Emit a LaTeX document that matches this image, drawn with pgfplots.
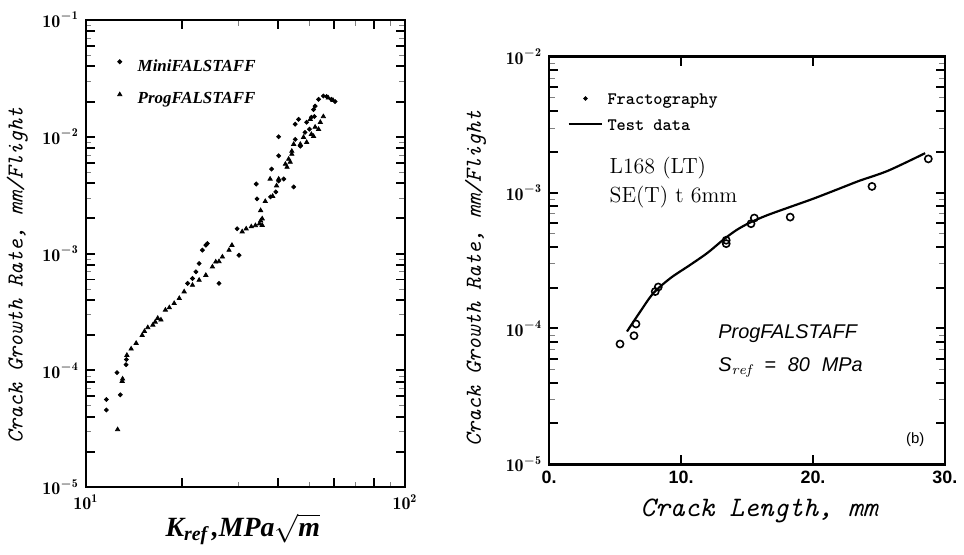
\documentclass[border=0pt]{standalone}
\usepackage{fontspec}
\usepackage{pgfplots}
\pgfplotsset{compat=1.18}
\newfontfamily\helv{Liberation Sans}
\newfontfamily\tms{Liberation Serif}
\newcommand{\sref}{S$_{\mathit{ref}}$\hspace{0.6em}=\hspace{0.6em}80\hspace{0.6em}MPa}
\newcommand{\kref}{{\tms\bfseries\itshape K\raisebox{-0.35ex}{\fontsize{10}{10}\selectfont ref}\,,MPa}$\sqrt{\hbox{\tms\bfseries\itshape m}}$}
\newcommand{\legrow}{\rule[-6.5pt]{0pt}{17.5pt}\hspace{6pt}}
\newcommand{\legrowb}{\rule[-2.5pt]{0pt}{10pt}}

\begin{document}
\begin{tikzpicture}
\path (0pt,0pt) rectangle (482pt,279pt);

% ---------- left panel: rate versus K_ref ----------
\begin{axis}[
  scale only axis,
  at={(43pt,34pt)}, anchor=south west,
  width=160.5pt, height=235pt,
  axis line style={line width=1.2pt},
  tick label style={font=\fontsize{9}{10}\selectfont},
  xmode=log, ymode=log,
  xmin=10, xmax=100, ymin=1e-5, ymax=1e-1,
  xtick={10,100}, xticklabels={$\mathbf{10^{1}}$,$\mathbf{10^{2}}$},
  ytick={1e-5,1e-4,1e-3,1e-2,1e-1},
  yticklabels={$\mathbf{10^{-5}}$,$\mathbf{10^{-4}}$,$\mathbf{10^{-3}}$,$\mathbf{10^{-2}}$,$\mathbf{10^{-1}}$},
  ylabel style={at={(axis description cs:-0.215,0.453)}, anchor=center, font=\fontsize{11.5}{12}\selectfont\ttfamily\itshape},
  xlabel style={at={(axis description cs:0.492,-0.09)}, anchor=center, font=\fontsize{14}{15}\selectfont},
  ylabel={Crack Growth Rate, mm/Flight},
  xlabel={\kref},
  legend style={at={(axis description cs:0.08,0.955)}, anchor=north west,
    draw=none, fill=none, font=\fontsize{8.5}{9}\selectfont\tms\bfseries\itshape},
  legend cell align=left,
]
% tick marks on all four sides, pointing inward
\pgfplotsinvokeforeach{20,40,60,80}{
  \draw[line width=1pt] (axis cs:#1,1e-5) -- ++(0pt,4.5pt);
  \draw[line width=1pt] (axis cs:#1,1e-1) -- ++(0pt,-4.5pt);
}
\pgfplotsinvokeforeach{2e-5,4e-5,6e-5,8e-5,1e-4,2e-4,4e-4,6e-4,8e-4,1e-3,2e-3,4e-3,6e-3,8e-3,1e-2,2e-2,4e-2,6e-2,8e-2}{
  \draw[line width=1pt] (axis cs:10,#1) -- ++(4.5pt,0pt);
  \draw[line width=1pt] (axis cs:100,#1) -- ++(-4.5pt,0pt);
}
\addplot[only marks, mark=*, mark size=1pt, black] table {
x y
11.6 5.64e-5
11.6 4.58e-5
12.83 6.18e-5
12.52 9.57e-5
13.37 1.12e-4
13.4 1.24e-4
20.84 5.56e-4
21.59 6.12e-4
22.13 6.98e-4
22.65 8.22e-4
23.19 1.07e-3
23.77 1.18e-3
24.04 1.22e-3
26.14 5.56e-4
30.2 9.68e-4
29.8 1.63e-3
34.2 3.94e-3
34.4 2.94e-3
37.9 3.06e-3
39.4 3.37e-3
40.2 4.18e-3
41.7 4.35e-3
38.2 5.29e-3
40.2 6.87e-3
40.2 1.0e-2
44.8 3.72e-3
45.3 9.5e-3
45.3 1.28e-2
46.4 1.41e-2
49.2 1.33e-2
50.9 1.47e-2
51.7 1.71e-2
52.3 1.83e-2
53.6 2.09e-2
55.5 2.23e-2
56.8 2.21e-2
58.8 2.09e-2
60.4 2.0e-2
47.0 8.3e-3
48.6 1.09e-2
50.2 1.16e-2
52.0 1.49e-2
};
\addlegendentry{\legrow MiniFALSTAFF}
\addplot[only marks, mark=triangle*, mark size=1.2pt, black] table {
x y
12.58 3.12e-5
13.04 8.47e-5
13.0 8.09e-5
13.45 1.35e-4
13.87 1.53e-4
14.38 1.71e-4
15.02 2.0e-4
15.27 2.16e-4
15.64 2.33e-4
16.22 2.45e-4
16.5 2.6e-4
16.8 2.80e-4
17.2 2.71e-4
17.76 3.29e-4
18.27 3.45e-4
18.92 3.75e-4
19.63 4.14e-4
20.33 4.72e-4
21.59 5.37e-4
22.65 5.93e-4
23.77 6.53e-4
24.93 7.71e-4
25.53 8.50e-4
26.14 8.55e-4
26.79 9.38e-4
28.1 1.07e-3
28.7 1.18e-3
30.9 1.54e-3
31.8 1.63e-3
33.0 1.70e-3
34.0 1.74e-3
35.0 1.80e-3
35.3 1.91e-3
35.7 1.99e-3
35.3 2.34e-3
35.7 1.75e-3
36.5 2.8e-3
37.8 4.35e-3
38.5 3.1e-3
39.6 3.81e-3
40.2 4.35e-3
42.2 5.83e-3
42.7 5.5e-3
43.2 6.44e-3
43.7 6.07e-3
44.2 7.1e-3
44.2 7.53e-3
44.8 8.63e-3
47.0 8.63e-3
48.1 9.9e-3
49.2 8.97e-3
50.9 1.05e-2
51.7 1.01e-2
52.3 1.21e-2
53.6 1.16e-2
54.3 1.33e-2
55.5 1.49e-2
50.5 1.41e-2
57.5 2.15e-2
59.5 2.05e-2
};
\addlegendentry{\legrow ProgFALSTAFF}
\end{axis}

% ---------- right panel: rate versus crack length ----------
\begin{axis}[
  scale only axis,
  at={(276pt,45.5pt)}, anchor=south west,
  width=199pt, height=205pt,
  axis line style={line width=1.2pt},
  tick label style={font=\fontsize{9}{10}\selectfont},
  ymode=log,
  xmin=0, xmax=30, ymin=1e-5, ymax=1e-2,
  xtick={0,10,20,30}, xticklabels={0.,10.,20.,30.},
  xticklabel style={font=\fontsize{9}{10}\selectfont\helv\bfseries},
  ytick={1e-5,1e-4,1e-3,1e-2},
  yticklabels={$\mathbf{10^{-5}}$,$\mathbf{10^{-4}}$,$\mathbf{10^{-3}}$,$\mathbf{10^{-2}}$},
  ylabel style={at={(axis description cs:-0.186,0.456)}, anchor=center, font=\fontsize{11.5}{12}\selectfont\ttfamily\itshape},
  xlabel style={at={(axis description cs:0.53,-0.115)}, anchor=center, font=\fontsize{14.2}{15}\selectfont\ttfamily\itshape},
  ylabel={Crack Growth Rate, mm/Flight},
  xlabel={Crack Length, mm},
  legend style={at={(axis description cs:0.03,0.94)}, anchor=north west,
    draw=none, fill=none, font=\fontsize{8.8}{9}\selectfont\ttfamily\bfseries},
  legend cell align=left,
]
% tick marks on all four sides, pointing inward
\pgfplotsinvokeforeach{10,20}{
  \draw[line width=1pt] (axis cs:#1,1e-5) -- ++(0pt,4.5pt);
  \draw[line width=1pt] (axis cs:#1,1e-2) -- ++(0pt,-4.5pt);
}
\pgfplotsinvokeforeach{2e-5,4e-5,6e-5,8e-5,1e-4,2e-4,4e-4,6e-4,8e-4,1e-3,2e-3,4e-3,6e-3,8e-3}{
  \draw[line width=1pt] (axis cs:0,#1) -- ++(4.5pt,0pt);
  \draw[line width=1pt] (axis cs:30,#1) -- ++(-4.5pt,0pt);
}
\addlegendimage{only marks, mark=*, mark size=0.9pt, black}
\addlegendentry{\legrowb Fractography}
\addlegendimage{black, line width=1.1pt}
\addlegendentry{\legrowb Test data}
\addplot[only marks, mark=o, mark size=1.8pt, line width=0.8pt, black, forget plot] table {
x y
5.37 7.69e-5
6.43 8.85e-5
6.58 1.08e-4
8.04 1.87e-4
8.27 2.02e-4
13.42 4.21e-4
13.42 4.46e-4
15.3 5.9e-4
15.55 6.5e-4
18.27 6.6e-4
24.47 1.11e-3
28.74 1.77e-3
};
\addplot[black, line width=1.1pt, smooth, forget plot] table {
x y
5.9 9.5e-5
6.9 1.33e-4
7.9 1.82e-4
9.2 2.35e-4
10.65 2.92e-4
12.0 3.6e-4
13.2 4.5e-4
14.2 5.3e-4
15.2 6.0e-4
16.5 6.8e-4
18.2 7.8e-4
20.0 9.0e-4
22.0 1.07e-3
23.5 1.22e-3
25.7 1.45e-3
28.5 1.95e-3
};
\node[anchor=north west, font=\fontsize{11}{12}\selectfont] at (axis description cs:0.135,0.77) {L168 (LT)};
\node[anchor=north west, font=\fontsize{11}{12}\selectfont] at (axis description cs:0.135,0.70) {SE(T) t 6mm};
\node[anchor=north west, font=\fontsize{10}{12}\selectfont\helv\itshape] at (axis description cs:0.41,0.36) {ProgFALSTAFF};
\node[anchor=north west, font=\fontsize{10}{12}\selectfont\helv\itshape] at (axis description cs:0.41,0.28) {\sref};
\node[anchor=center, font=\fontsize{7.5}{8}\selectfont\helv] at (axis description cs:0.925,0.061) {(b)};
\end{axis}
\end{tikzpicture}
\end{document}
- - - - -
• **WRITTEN EXERCISE**
Up to and including the line with "(0pt,0pt) rectangle (482pt,279pt);", copy the data above from its first line. Skip pictures.

• **SOLUTION**
Emit a LaTeX document that matches this image, drawn with pgfplots.
\documentclass[border=0pt]{standalone}
\usepackage{fontspec}
\usepackage{pgfplots}
\pgfplotsset{compat=1.18}
\newfontfamily\helv{Liberation Sans}
\newfontfamily\tms{Liberation Serif}
\newcommand{\sref}{S$_{\mathit{ref}}$\hspace{0.6em}=\hspace{0.6em}80\hspace{0.6em}MPa}
\newcommand{\kref}{{\tms\bfseries\itshape K\raisebox{-0.35ex}{\fontsize{10}{10}\selectfont ref}\,,MPa}$\sqrt{\hbox{\tms\bfseries\itshape m}}$}
\newcommand{\legrow}{\rule[-6.5pt]{0pt}{17.5pt}\hspace{6pt}}
\newcommand{\legrowb}{\rule[-2.5pt]{0pt}{10pt}}

\begin{document}
\begin{tikzpicture}
\path (0pt,0pt) rectangle (482pt,279pt);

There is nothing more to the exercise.